SOYISO MALITI
The Kuils River community is mourning the death of Rachel le Roux who lived on the streets and was well known in the area. She died on Tuesday April 5 in a parking lot behind a fishery in Voortrekker Road, Kuils River.
Ms Le Roux’s homeless friends had tried to help her as she lay on the tar coughing blood, but their attempts to keep her alive, failed.
Those who eked out a living with her, said her death has “left a huge void”.
Her daughter, Noena le Roux, said she felt horrible she couldn’t make it to her mother’s funeral on Thursday as she was in labour at Tygerberg Hospital, where she gave birth to a baby boy.
On the day her mother died, Noena said she constantly “felt like she had been calling my name…”
Noena said their relationship wasn’t always easy, but she understood that her mother preferred living on the street instead of their home in Sophiatown, Kuils River.
“It seemed to me she had preferred living at the parking lot.
“And she was happy there because she would say, ‘I am going to the parking lot, I will come back shortly’. She would not come back.”
Noena would visit her mother and take food and clothes. She said the pain of her mother’s death was made worse because she could not attend the funeral, which took place at a Kuils River farm.
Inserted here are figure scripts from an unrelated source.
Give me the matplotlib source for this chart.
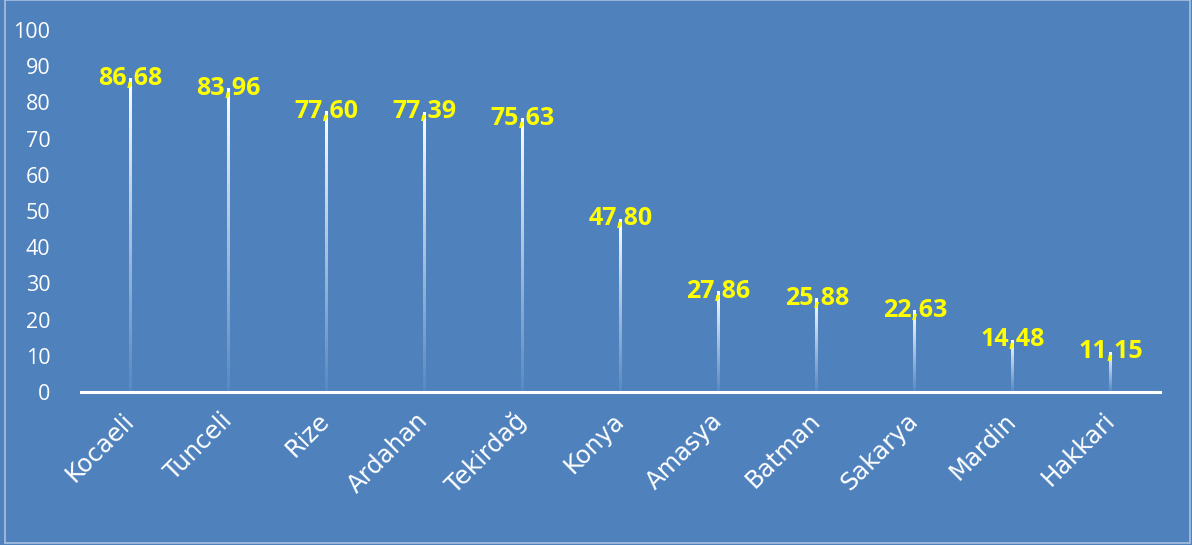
import numpy as np
import matplotlib.pyplot as plt
from matplotlib.patches import Rectangle
from matplotlib.transforms import ScaledTranslation

iller = ['Kocaeli', 'Tunceli', 'Rize', 'Ardahan', 'Tekirdağ', 'Konya',
         'Amasya', 'Batman', 'Sakarya', 'Mardin', 'Hakkari']
degerler = [86.68, 83.96, 77.60, 77.39, 75.63, 47.80,
            27.86, 25.88, 22.63, 14.48, 11.15]
yticks = [0, 10, 20, 30, 40, 50, 60, 70, 80, 90, 100]

bg = '#4F81BD'
W, H = 1192, 545

fig = plt.figure(figsize=(W / 100, H / 100), dpi=100, facecolor=bg)
ax = fig.add_axes([81 / W, 153 / H, (1160 - 81) / W, (392 - 30) / H])
ax.set_facecolor(bg)

x = np.arange(len(iller))
bars = ax.bar(x, degerler, width=0.03, color='none', edgecolor='none')

# white -> transparent vertical gradient, clipped to each bar
grad = np.zeros((256, 1, 4))
grad[:, 0, :3] = 1.0
grad[:, 0, 3] = np.linspace(1.0, 0.08, 256) ** 1.1
for b in bars:
    im = ax.imshow(grad, extent=[b.get_x(), b.get_x() + b.get_width(), 0, b.get_height()],
                   aspect='auto', origin='upper', zorder=2, interpolation='bilinear')
    im.set_clip_path(b)

for xi, v in zip(x, degerler):
    ax.text(xi, v, f'{v:.2f}'.replace('.', ','), ha='center', va='center',
            color='#FFFF00', fontsize=18, fontweight='bold', family='Open Sans', zorder=3)

ax.set_xlim(-0.5, len(iller) - 0.5)
ax.set_ylim(0, 100)
ax.set_yticks(yticks)
ax.set_xticks(x)
ax.set_xticklabels(iller, rotation=45, ha='right', va='center', rotation_mode='anchor',
                   fontsize=17.5, fontfamily='DejaVu Sans', color='white')
off = ScaledTranslation(6 / 100, -3 / 100, fig.dpi_scale_trans)
for lab in ax.get_xticklabels():
    lab.set_transform(lab.get_transform() + off)
ax.tick_params(axis='x', length=0, pad=18)
ax.tick_params(axis='y', length=0, pad=22, labelcolor='white', labelsize=15.5,
               labelfontfamily='Open Sans')

for s in ['top', 'right', 'left']:
    ax.spines[s].set_visible(False)
ax.spines['bottom'].set_color('white')
ax.spines['bottom'].set_linewidth(2.2)

# thin light frame around the chart area
fig.add_artist(Rectangle((4.5 / W, 2 / H), (1190 - 4.5) / W, (545 - 2) / H,
                         transform=fig.transFigure, fill=False,
                         edgecolor='#A9C1E0', linewidth=1.2))

fig.savefig('out.png', dpi=100, facecolor=bg)
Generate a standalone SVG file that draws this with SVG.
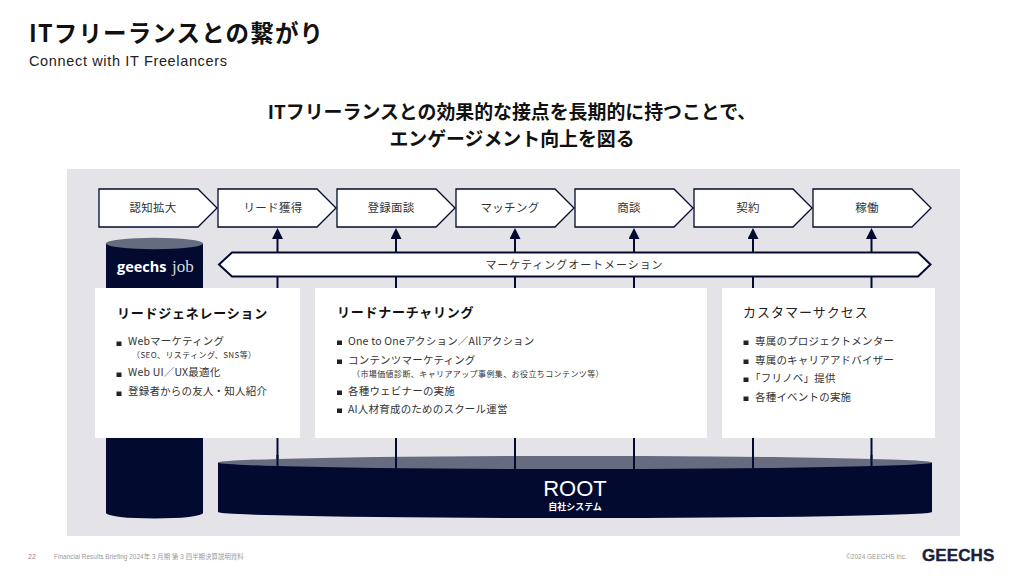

“I feel very bad about that, even though it was out of my control,” she said.
Speaking to the Northern News at the parking lot on behalf of the homeless people, Monique Booysen said she met Ms Le Roux in the late 1990s.
“She was a nice person and would visit her family almost every weekend,” Ms Booysen said.
“It’s very sore that we have lost her.”Reminiscing about the good times, a visibly distraught Ms Booysen said: “We shared stories all the time. I am going to miss that. I took her like my mother and as a friend at the same time.”
Ms Booysen said they called an ambulance and tried to resuscitate her, but by the time the emergency vehicle took her to Tygerberg Hospital, she had died.
Ms Booysen said Ms Le Roux had shown most of the homeless people how to get by.
Joscelyn Beukes, a Highbury resident, told the Cape Times she had known Ms Le Roux for more than a decade.
The daily newspaper quoted Ms Beukes as saying it was fitting that the community gave Ms Le Roux a proper send-off.
“Just because she lived on the streets… it does not mean that she does not deserve a dignified sending off,” she said.
Ms Beukes often gives food and clothing items to the homeless people in Kuils River.